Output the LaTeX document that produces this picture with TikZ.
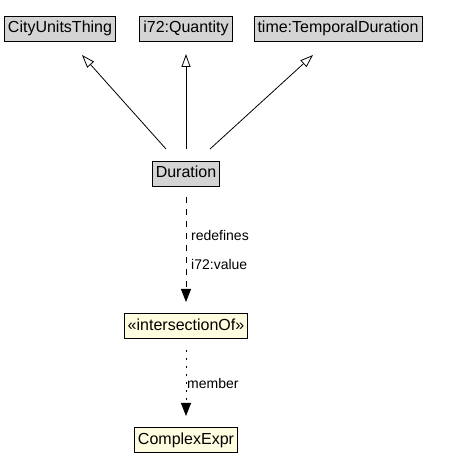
\documentclass[tikz,border=0pt]{standalone}
\usepackage{fontspec}
\setmainfont{Liberation Sans}
\usetikzlibrary{arrows.meta}
\begin{document}
\begin{tikzpicture}[x=1pt,y=-1pt,
  cls/.style={draw=black, line width=0.8pt, fill=black!17, font=\fontsize{16}{18}\selectfont,
    inner xsep=3.5pt, inner ysep=0pt, minimum height=25pt, text height=11.5pt, text depth=3pt},
  ycls/.style={cls, fill=yellow!12},
  gen/.style={line width=0.8pt, -{Triangle[open, fill=white, length=13pt, width=9pt]}},
  dep/.style={line width=0.8pt, dash pattern=on 6pt off 6pt, -{Triangle[length=13pt, width=10pt]}},
  mem/.style={line width=0.8pt, dash pattern=on 2pt off 6pt, -{Triangle[length=13pt, width=10pt]}},
  lbl/.style={font=\fontsize{14}{16}\selectfont, anchor=west, inner sep=0pt}]
\useasboundingbox (0,0) rectangle (472,470);
\node[cls] (cut) at (60,28.5) {CityUnitsThing};
\node[cls] (qty) at (186,28.5) {i72:Quantity};
\node[cls] (tdur) at (338,28.5) {time:TemporalDuration};
\node[cls] (dur) at (186,173.5) {Duration};
\node[ycls] (inter) at (186,326) {«intersectionOf»};
\node[ycls] (cexp) at (186,440) {ComplexExpr};
\coordinate (d1) at (166,149);
\coordinate (d2) at (186,149);
\coordinate (d3) at (210,149);
\coordinate (t1) at (82,55);
\coordinate (t2) at (186,54);
\coordinate (t3) at (313,55);
\draw[gen] (d1) -- (t1);
\draw[gen] (d2) -- (t2);
\draw[gen] (d3) -- (t3);
\coordinate (a1) at (186,197);
\coordinate (a2) at (186,302);
\draw[dep] (a1) -- (a2);
\node[lbl] (redef) at (191,235) {redefines};
\node[lbl] (val) at (191,264) {i72:value};
\coordinate (b1) at (186,350);
\coordinate (b2) at (186,416);
\draw[mem] (b1) -- (b2);
\node[lbl] (memb) at (187,383) {member};
\end{tikzpicture}
\end{document}
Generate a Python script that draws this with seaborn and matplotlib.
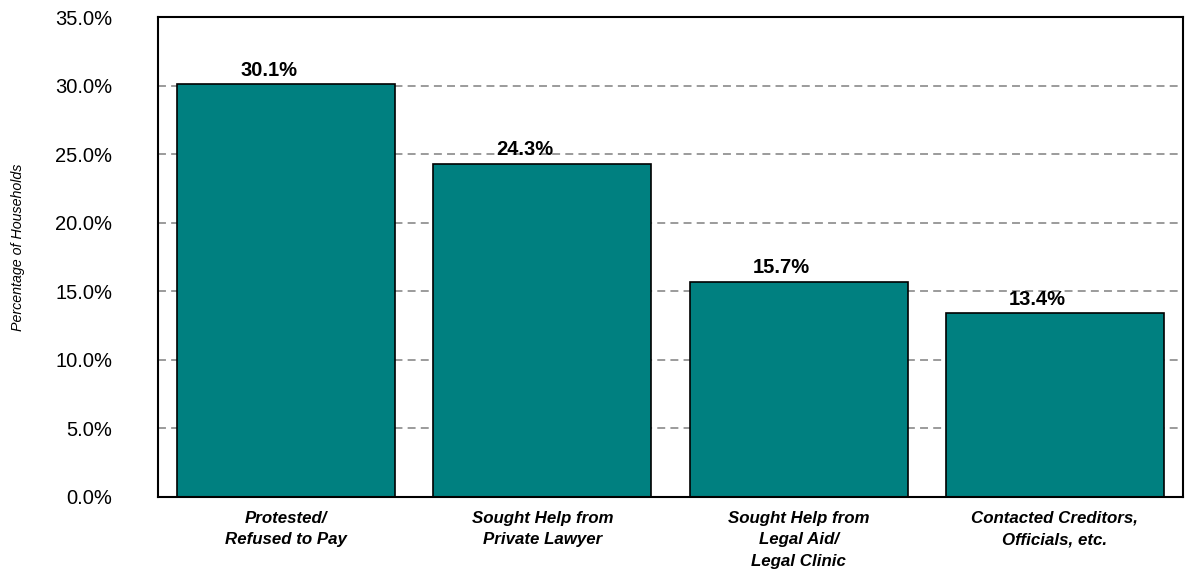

--------------------------------

YOUR GOAL |
Set every line down exactly as written, leaving each picture out.

RIGHT ANSWER |
Output the LaTeX document that produces this picture with TikZ.
\documentclass[tikz,border=0pt]{standalone}
\usepackage{fontspec}
\setmainfont{Liberation Sans}
\usetikzlibrary{arrows.meta}
\begin{document}
\begin{tikzpicture}[x=1pt,y=-1pt,
  cls/.style={draw=black, line width=0.8pt, fill=black!17, font=\fontsize{16}{18}\selectfont,
    inner xsep=3.5pt, inner ysep=0pt, minimum height=25pt, text height=11.5pt, text depth=3pt},
  ycls/.style={cls, fill=yellow!12},
  gen/.style={line width=0.8pt, -{Triangle[open, fill=white, length=13pt, width=9pt]}},
  dep/.style={line width=0.8pt, dash pattern=on 6pt off 6pt, -{Triangle[length=13pt, width=10pt]}},
  mem/.style={line width=0.8pt, dash pattern=on 2pt off 6pt, -{Triangle[length=13pt, width=10pt]}},
  lbl/.style={font=\fontsize{14}{16}\selectfont, anchor=west, inner sep=0pt}]
\useasboundingbox (0,0) rectangle (472,470);
\node[cls] (cut) at (60,28.5) {CityUnitsThing};
\node[cls] (qty) at (186,28.5) {i72:Quantity};
\node[cls] (tdur) at (338,28.5) {time:TemporalDuration};
\node[cls] (dur) at (186,173.5) {Duration};
\node[ycls] (inter) at (186,326) {«intersectionOf»};
\node[ycls] (cexp) at (186,440) {ComplexExpr};
\coordinate (d1) at (166,149);
\coordinate (d2) at (186,149);
\coordinate (d3) at (210,149);
\coordinate (t1) at (82,55);
\coordinate (t2) at (186,54);
\coordinate (t3) at (313,55);
\draw[gen] (d1) -- (t1);
\draw[gen] (d2) -- (t2);
\draw[gen] (d3) -- (t3);
\coordinate (a1) at (186,197);
\coordinate (a2) at (186,302);
\draw[dep] (a1) -- (a2);
\node[lbl] (redef) at (191,235) {redefines};
\node[lbl] (val) at (191,264) {i72:value};
\coordinate (b1) at (186,350);
\coordinate (b2) at (186,416);
\draw[mem] (b1) -- (b2);
\node[lbl] (memb) at (187,383) {member};
\end{tikzpicture}
\end{document}
Generate a Python script that draws this with seaborn and matplotlib.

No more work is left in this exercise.